• TASK DIRECTIONS:
Every entry below should be repeated exactly; the pictures should not.
** BEGIN **
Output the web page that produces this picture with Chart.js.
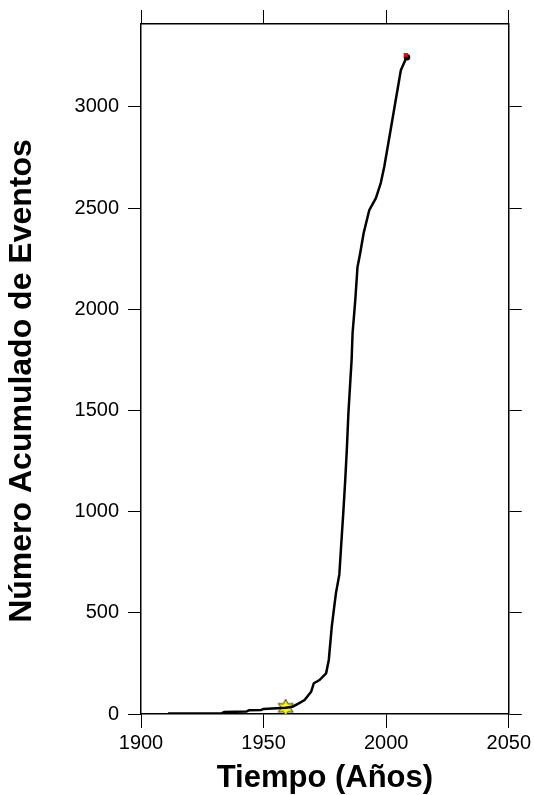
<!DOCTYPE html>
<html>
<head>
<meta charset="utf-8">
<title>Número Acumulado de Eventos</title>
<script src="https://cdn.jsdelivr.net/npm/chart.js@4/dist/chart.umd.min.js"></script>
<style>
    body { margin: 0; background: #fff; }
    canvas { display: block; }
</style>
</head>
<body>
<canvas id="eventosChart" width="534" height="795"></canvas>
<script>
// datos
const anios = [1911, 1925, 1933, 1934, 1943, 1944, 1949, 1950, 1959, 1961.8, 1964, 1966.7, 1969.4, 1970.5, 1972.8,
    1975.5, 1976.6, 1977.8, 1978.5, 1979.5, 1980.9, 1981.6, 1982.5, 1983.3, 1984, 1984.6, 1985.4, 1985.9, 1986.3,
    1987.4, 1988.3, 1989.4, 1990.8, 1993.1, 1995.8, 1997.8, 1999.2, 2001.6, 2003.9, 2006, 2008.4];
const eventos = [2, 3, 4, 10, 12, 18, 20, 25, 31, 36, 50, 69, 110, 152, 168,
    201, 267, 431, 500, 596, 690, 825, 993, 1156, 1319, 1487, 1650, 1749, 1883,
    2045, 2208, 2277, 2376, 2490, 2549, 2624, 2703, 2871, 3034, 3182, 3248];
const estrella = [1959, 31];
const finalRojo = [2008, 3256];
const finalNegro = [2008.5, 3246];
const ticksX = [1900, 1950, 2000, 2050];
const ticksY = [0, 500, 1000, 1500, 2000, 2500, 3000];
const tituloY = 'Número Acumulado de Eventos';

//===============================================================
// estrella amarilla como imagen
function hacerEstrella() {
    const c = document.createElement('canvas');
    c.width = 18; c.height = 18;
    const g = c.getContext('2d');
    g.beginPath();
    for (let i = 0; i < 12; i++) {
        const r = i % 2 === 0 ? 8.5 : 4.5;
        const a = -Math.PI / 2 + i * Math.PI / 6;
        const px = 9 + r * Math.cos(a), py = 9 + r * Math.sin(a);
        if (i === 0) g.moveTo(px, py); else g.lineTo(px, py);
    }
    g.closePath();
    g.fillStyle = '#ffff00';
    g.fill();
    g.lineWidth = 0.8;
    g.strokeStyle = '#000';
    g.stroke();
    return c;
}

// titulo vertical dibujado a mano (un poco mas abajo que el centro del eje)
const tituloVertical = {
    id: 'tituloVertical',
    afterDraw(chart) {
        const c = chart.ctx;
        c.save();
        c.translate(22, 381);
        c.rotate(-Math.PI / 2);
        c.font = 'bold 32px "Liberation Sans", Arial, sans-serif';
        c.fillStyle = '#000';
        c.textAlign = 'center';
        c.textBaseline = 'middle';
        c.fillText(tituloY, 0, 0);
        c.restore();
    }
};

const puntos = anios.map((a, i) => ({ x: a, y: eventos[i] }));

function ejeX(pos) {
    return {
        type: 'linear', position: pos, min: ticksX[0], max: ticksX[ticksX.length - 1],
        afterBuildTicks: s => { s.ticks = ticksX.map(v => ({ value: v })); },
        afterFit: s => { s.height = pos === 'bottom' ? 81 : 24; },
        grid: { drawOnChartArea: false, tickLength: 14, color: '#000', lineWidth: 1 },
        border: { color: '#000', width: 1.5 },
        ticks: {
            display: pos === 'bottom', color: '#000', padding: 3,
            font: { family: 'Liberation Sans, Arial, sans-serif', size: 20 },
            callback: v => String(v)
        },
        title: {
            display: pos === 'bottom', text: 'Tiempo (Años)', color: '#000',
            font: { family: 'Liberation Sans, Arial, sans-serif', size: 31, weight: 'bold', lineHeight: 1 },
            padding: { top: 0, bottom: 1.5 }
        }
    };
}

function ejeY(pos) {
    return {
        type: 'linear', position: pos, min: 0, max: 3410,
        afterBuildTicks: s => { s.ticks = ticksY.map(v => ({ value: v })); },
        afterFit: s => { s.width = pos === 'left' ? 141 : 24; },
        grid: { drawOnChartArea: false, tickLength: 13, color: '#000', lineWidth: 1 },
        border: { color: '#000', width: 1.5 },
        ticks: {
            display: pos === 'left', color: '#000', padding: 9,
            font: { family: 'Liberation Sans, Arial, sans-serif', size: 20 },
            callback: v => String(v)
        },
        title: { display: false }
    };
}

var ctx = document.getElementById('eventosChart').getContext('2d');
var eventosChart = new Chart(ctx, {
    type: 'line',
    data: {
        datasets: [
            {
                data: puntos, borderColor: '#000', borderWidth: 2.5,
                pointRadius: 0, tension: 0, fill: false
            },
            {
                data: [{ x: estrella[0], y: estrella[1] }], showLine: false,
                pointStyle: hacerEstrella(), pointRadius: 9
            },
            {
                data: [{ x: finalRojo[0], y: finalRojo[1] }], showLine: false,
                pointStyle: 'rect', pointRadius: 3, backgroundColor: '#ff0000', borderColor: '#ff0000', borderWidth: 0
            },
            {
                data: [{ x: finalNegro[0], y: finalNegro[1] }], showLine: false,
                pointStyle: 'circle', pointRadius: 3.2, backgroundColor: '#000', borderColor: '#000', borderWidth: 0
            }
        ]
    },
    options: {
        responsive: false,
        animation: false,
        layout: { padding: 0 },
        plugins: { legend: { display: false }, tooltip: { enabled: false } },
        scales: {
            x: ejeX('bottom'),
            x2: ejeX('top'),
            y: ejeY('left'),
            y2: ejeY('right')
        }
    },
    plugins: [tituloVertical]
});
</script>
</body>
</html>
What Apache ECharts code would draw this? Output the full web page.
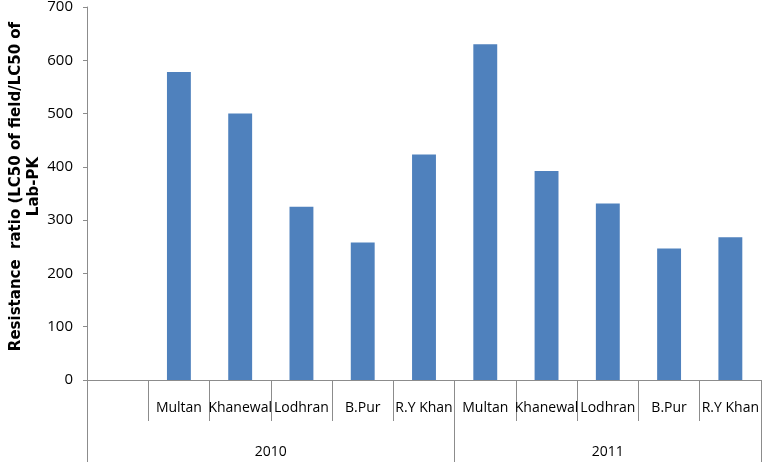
** END **
• WORKED ANSWER:
Output the web page that produces this picture with Chart.js.
<!DOCTYPE html>
<html>
<head>
<meta charset="utf-8">
<title>Número Acumulado de Eventos</title>
<script src="https://cdn.jsdelivr.net/npm/chart.js@4/dist/chart.umd.min.js"></script>
<style>
    body { margin: 0; background: #fff; }
    canvas { display: block; }
</style>
</head>
<body>
<canvas id="eventosChart" width="534" height="795"></canvas>
<script>
// datos
const anios = [1911, 1925, 1933, 1934, 1943, 1944, 1949, 1950, 1959, 1961.8, 1964, 1966.7, 1969.4, 1970.5, 1972.8,
    1975.5, 1976.6, 1977.8, 1978.5, 1979.5, 1980.9, 1981.6, 1982.5, 1983.3, 1984, 1984.6, 1985.4, 1985.9, 1986.3,
    1987.4, 1988.3, 1989.4, 1990.8, 1993.1, 1995.8, 1997.8, 1999.2, 2001.6, 2003.9, 2006, 2008.4];
const eventos = [2, 3, 4, 10, 12, 18, 20, 25, 31, 36, 50, 69, 110, 152, 168,
    201, 267, 431, 500, 596, 690, 825, 993, 1156, 1319, 1487, 1650, 1749, 1883,
    2045, 2208, 2277, 2376, 2490, 2549, 2624, 2703, 2871, 3034, 3182, 3248];
const estrella = [1959, 31];
const finalRojo = [2008, 3256];
const finalNegro = [2008.5, 3246];
const ticksX = [1900, 1950, 2000, 2050];
const ticksY = [0, 500, 1000, 1500, 2000, 2500, 3000];
const tituloY = 'Número Acumulado de Eventos';

//===============================================================
// estrella amarilla como imagen
function hacerEstrella() {
    const c = document.createElement('canvas');
    c.width = 18; c.height = 18;
    const g = c.getContext('2d');
    g.beginPath();
    for (let i = 0; i < 12; i++) {
        const r = i % 2 === 0 ? 8.5 : 4.5;
        const a = -Math.PI / 2 + i * Math.PI / 6;
        const px = 9 + r * Math.cos(a), py = 9 + r * Math.sin(a);
        if (i === 0) g.moveTo(px, py); else g.lineTo(px, py);
    }
    g.closePath();
    g.fillStyle = '#ffff00';
    g.fill();
    g.lineWidth = 0.8;
    g.strokeStyle = '#000';
    g.stroke();
    return c;
}

// titulo vertical dibujado a mano (un poco mas abajo que el centro del eje)
const tituloVertical = {
    id: 'tituloVertical',
    afterDraw(chart) {
        const c = chart.ctx;
        c.save();
        c.translate(22, 381);
        c.rotate(-Math.PI / 2);
        c.font = 'bold 32px "Liberation Sans", Arial, sans-serif';
        c.fillStyle = '#000';
        c.textAlign = 'center';
        c.textBaseline = 'middle';
        c.fillText(tituloY, 0, 0);
        c.restore();
    }
};

const puntos = anios.map((a, i) => ({ x: a, y: eventos[i] }));

function ejeX(pos) {
    return {
        type: 'linear', position: pos, min: ticksX[0], max: ticksX[ticksX.length - 1],
        afterBuildTicks: s => { s.ticks = ticksX.map(v => ({ value: v })); },
        afterFit: s => { s.height = pos === 'bottom' ? 81 : 24; },
        grid: { drawOnChartArea: false, tickLength: 14, color: '#000', lineWidth: 1 },
        border: { color: '#000', width: 1.5 },
        ticks: {
            display: pos === 'bottom', color: '#000', padding: 3,
            font: { family: 'Liberation Sans, Arial, sans-serif', size: 20 },
            callback: v => String(v)
        },
        title: {
            display: pos === 'bottom', text: 'Tiempo (Años)', color: '#000',
            font: { family: 'Liberation Sans, Arial, sans-serif', size: 31, weight: 'bold', lineHeight: 1 },
            padding: { top: 0, bottom: 1.5 }
        }
    };
}

function ejeY(pos) {
    return {
        type: 'linear', position: pos, min: 0, max: 3410,
        afterBuildTicks: s => { s.ticks = ticksY.map(v => ({ value: v })); },
        afterFit: s => { s.width = pos === 'left' ? 141 : 24; },
        grid: { drawOnChartArea: false, tickLength: 13, color: '#000', lineWidth: 1 },
        border: { color: '#000', width: 1.5 },
        ticks: {
            display: pos === 'left', color: '#000', padding: 9,
            font: { family: 'Liberation Sans, Arial, sans-serif', size: 20 },
            callback: v => String(v)
        },
        title: { display: false }
    };
}

var ctx = document.getElementById('eventosChart').getContext('2d');
var eventosChart = new Chart(ctx, {
    type: 'line',
    data: {
        datasets: [
            {
                data: puntos, borderColor: '#000', borderWidth: 2.5,
                pointRadius: 0, tension: 0, fill: false
            },
            {
                data: [{ x: estrella[0], y: estrella[1] }], showLine: false,
                pointStyle: hacerEstrella(), pointRadius: 9
            },
            {
                data: [{ x: finalRojo[0], y: finalRojo[1] }], showLine: false,
                pointStyle: 'rect', pointRadius: 3, backgroundColor: '#ff0000', borderColor: '#ff0000', borderWidth: 0
            },
            {
                data: [{ x: finalNegro[0], y: finalNegro[1] }], showLine: false,
                pointStyle: 'circle', pointRadius: 3.2, backgroundColor: '#000', borderColor: '#000', borderWidth: 0
            }
        ]
    },
    options: {
        responsive: false,
        animation: false,
        layout: { padding: 0 },
        plugins: { legend: { display: false }, tooltip: { enabled: false } },
        scales: {
            x: ejeX('bottom'),
            x2: ejeX('top'),
            y: ejeY('left'),
            y2: ejeY('right')
        }
    },
    plugins: [tituloVertical]
});
</script>
</body>
</html>
What Apache ECharts code would draw this? Output the full web page.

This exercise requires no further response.